- Born: Ioana Maria Banu 1926 Bucharest, Romania
- Died: December 2, 2023 (aged 97) Southampton, New York, U.S.
- Occupations: Interior designer, philanthropist
- Known for: Founding MAC II
- Spouse: Ahmet Ertegün

= Mica Ertegün =

American interior designer (1926–2023)

Mica Ertegün was a Romanian-American interior designer and philanthropist.

==Early life==
Mica Ertegün, born Ioana Maria Banu on October 21, 1926, in Bucharest, Romania, was the only child of Natalia Gologan and Gheorghe Banu, a prominent figure in King Carol II’s cabinet and an ally of King Michael I during World War II. Amid Allied air raids, Mica was sent to the family’s country estate. Following the 1948 abdication of King Michael and her father's imprisonment by the Communist regime, Mica and her husband, Stefan Grecianu, an aristocrat 15 years older, fled Romania, traveling via stateless refugee passports to Zurich. Initially penniless, they were supported by friends, staying at the Dolder Grand hotel and later moving to Paris, where Mica worked as a model. Eventually, they relocated to Canada, where Mica spent eight years working on a farm.
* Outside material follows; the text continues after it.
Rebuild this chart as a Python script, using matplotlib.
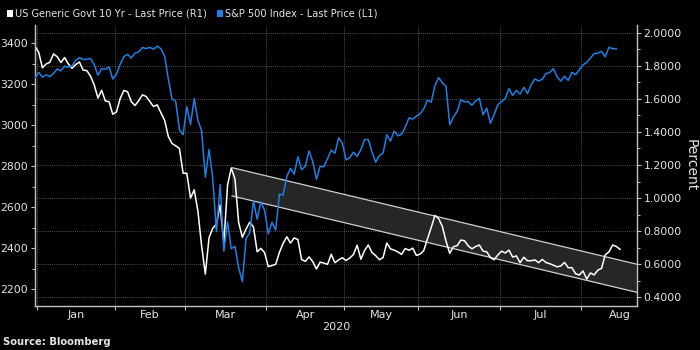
import matplotlib
matplotlib.use("Agg")
import matplotlib.pyplot as plt
import numpy as np
import pandas as pd
from matplotlib.patches import Rectangle, Polygon
from matplotlib.ticker import MultipleLocator, FormatStrFormatter

# ---------------- data ----------------
start_date = "2019-12-31"
calendar_end = "2020-08-31"
holidays = ["2020-01-01", "2020-01-20", "2020-02-17", "2020-04-10", "2020-05-25", "2020-07-03"]
months = ["Jan", "Feb", "Mar", "Apr", "May", "Jun", "Jul", "Aug"]
year_label = "2020"

sp500 = [3230.78,
         3257.85, 3234.85, 3246.28, 3237.18, 3253.05, 3274.70, 3265.35, 3288.13, 3283.15, 3289.29,
         3316.81, 3329.62, 3320.79, 3321.75, 3325.54, 3295.47, 3243.63, 3276.24, 3273.40, 3283.66, 3225.52,
         3248.92, 3297.59, 3334.69, 3345.78, 3327.71, 3352.09, 3357.75, 3379.45, 3373.94, 3380.16,
         3370.29, 3386.15, 3373.23, 3337.75, 3225.89, 3128.21, 3116.39, 2978.76, 2954.22,
         3090.23, 3003.37, 3130.12, 3023.94, 2972.37, 2746.56, 2882.23, 2741.38, 2480.64, 2711.02,
         2386.13, 2529.19, 2398.10, 2409.39, 2304.92, 2237.40, 2447.33, 2475.56, 2630.07, 2541.47, 2626.65, 2584.59,
         2470.50, 2526.90, 2488.65, 2663.68, 2659.41, 2749.98, 2789.82, 2761.63, 2846.06, 2783.36,
         2799.55, 2874.56, 2823.16, 2736.56, 2799.31, 2797.80, 2836.74, 2878.48, 2863.39, 2939.51, 2912.43,
         2830.71, 2842.74, 2868.44, 2848.42, 2881.19, 2929.80, 2930.32, 2870.12, 2820.00, 2852.50,
         2863.70, 2953.91, 2922.94, 2971.61, 2948.51, 2955.45, 2991.77, 3036.13, 3029.73, 3044.31,
         3055.73, 3080.82, 3122.87, 3112.35, 3193.93, 3232.39, 3207.18, 3190.14, 3002.10, 3041.31, 3066.59,
         3124.74, 3113.49, 3115.34, 3097.74, 3117.86, 3131.29, 3050.33, 3083.76, 3009.05, 3053.24, 3100.29,
         3115.86, 3130.01, 3179.72, 3145.32, 3169.94, 3152.05, 3185.04, 3155.22, 3197.52, 3226.56, 3215.57,
         3224.73, 3251.84, 3257.30, 3276.02, 3235.66, 3215.63, 3239.41, 3218.44, 3258.44, 3246.22, 3271.12,
         3294.61, 3306.51, 3327.77, 3349.16, 3351.28, 3360.47, 3333.69, 3380.35, 3373.43, 3372.85]

ust10 = [1.918,
         1.882, 1.788, 1.811, 1.821, 1.872, 1.855, 1.820, 1.850, 1.811, 1.785,
         1.808, 1.823, 1.774, 1.771, 1.737, 1.684, 1.605, 1.652, 1.587, 1.583, 1.507,
         1.521, 1.602, 1.651, 1.643, 1.583, 1.560, 1.589, 1.624, 1.615, 1.585,
         1.554, 1.564, 1.516, 1.471, 1.373, 1.330, 1.316, 1.300, 1.150,
         1.150, 1.000, 1.050, 0.920, 0.710, 0.540, 0.760, 0.817, 0.843, 0.958,
         0.726, 1.079, 1.181, 1.116, 0.852, 0.763, 0.813, 0.854, 0.825, 0.675, 0.696, 0.670,
         0.585, 0.592, 0.599, 0.671, 0.726, 0.766, 0.728, 0.759, 0.749, 0.628,
         0.617, 0.644, 0.616, 0.571, 0.612, 0.607, 0.599, 0.660, 0.609, 0.626, 0.639,
         0.622, 0.637, 0.659, 0.715, 0.630, 0.683, 0.716, 0.671, 0.652, 0.627,
         0.640, 0.728, 0.693, 0.685, 0.674, 0.660, 0.695, 0.684, 0.697, 0.653,
         0.661, 0.683, 0.754, 0.822, 0.895, 0.876, 0.829, 0.739, 0.666, 0.706, 0.712,
         0.746, 0.742, 0.711, 0.693, 0.707, 0.716, 0.679, 0.675, 0.640, 0.627, 0.656,
         0.679, 0.668, 0.685, 0.643, 0.650, 0.609, 0.642, 0.621, 0.621, 0.626, 0.609,
         0.629, 0.610, 0.603, 0.594, 0.584, 0.589, 0.611, 0.579, 0.579, 0.542, 0.535,
         0.559, 0.510, 0.547, 0.535, 0.564, 0.575, 0.657, 0.674, 0.716, 0.707, 0.690]

# trend channel drawn on the chart (trading-day index, percent)
channel_x = [53.2, 162.5]
channel_upper = [1.184, 0.600]
channel_lower = [1.013, 0.430]

legend_labels = ["US Generic Govt 10 Yr - Last Price (R1)", "S&P 500 Index - Last Price (L1)"]

# ---------------- styling ----------------
BG = "black"
TXT = "#e4e4e4"
GRID = "#6a6a6a"
SPINE = "#bdbdbd"
BLUE = "#1f7fe3"
WHITE = "#ffffff"

cal = pd.bdate_range(start_date, calendar_end, freq="C", holidays=holidays)
idx = np.arange(len(cal))
x_sp = idx[:len(sp500)]
x_ust = idx[:len(ust10)]

bounds, mids = [], []
for m in range(1, len(months) + 1):
    sel = idx[(cal.year == 2020) & (cal.month == m)]
    bounds.append(sel[0] - 0.5)
    mids.append(sel.mean())

fig = plt.figure(figsize=(7, 3.5), dpi=100, facecolor=BG)
ax = fig.add_axes([0.05, 0.1266, 0.8596, 0.802])
ax.set_facecolor(BG)
ax2 = ax.twinx()
ax.yaxis.tick_right()
ax.yaxis.set_label_position("right")
ax2.yaxis.tick_left()
ax2.yaxis.set_label_position("left")

# channel
poly = Polygon([[channel_x[0], channel_upper[0]], [channel_x[1], channel_upper[1]],
                [channel_x[1], channel_lower[1]], [channel_x[0], channel_lower[0]]],
               closed=True, facecolor="#262626", edgecolor="none", zorder=1)
ax.add_patch(poly)
ax.plot(channel_x, channel_upper, color="#d0d0d0", lw=0.9, zorder=2)
ax.plot(channel_x, channel_lower, color="#d0d0d0", lw=0.9, zorder=2)

ax.plot(x_ust, ust10, color=WHITE, lw=1.1, zorder=3)
ax2.plot(x_sp, sp500, color=BLUE, lw=1.1, zorder=3)

ax.set_xlim(0, 162.5)
ax.set_ylim(0.349, 2.047)
ax2.set_ylim(2120, 3489)

# right axis (percent)
ax.set_yticks(np.arange(0.4, 2.01, 0.2))
ax.yaxis.set_major_formatter(FormatStrFormatter("%.4f"))
ax.yaxis.set_minor_locator(MultipleLocator(0.1))
ax.tick_params(axis="y", which="major", length=3, width=0.8, color=SPINE,
               labelcolor=TXT, labelsize=7.8, pad=2)
ax.tick_params(axis="y", which="minor", length=2, width=0.7, color=SPINE)

# left axis (S&P)
ax2.set_yticks(np.arange(2200, 3401, 200))
ax2.yaxis.set_minor_locator(MultipleLocator(100))
ax2.tick_params(axis="y", which="major", length=3, width=0.8, color=SPINE,
                labelcolor=TXT, labelsize=7.8, pad=2)
ax2.tick_params(axis="y", which="minor", length=2, width=0.7, color=SPINE)

# x axis
ax.set_xticks(bounds)
ax.set_xticklabels([])
ax.set_xticks(mids, minor=True)
ax.set_xticklabels(months, minor=True)
ax.tick_params(axis="x", which="major", length=3, width=0.8, color=SPINE)
ax.tick_params(axis="x", which="minor", length=0, pad=3, labelsize=8, labelcolor=TXT)
ax.set_xlabel(year_label, color=TXT, fontsize=8, labelpad=1.5)

ax.grid(True, which="major", color=GRID, linestyle=(0, (1, 1.5)), lw=0.6)
ax.set_axisbelow(True)

for a in (ax, ax2):
    a.spines["top"].set_visible(False)
    for s in ("left", "right", "bottom"):
        a.spines[s].set_color(SPINE)
        a.spines[s].set_linewidth(0.9)

fig.text(690.7 / 700, 1 - 165 / 350, "Percent", rotation=270, ha="center", va="center",
         fontsize=10, color=TXT)

# legend
fig.add_artist(Rectangle((6.7 / 700, 1 - 16.7 / 350), 6.6 / 700, 6.7 / 350,
                         transform=fig.transFigure, facecolor=WHITE, edgecolor="none"))
fig.text(15 / 700, 1 - 13.7 / 350, legend_labels[0], ha="left", va="center",
         fontsize=7.1, color=TXT)
fig.add_artist(Rectangle((216.7 / 700, 1 - 16.7 / 350), 6.6 / 700, 6.7 / 350,
                         transform=fig.transFigure, facecolor=BLUE, edgecolor="none"))
fig.text(224.7 / 700, 1 - 13.7 / 350, legend_labels[1], ha="left", va="center",
         fontsize=7.1, color=TXT)

fig.text(3 / 700, 1 - 341.7 / 350, "Source: Bloomberg", ha="left", va="center",
         fontsize=7.2, fontweight="bold", color=TXT)

fig.savefig("out.png", dpi=100, facecolor=BG)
In the late 1950s, Mica traveled to New York City to meet a diplomat in hopes of securing her father's release. Though unsuccessful, she met the recently divorced Ahmet Ertegün, the co-founder of Atlantic Records, at a dinner. The two were married in 1961 after Mica obtained a divorce from Grecianu.

==Career==
In 1967, she co-founded MAC II with decorator and author Chessy Rayner (with the MAC initials representing "Mica And Chessy"), focusing on residential and commercial projects. Ertegun's design projects have included the 1969 redesign of Saks Fifth Avenue's flagship store's fifth floor.

==Philanthropy==
Ertegün's philanthropic efforts were numerous, with significant donations to the University of Oxford, establishing the Ertegun Graduate Scholarship Programme in the Humanities. Her contributions to cultural heritage include leading donations for the restoration of the Holy Edicule at the Church of the Holy Sepulchre in Jerusalem and the creation of the Mica and Ahmet Ertegun Atrium at Jazz at Lincoln Center in New York.

==Awards and honors==
For her contributions to philanthropy, education, and British-American cultural relations, Ertegün was awarded an honorary CBE by Queen Elizabeth II in 2017. She was a 1993 inductee in the Interior Design magazine Hall of Fame along with her MAC II founder, Rayner. In 2023, she was added to the Architectural Digest AD100 Hall of Fame.

==Death==
Mica Ertegün died, aged 97, at her home in Southampton, New York on December 2, 2023.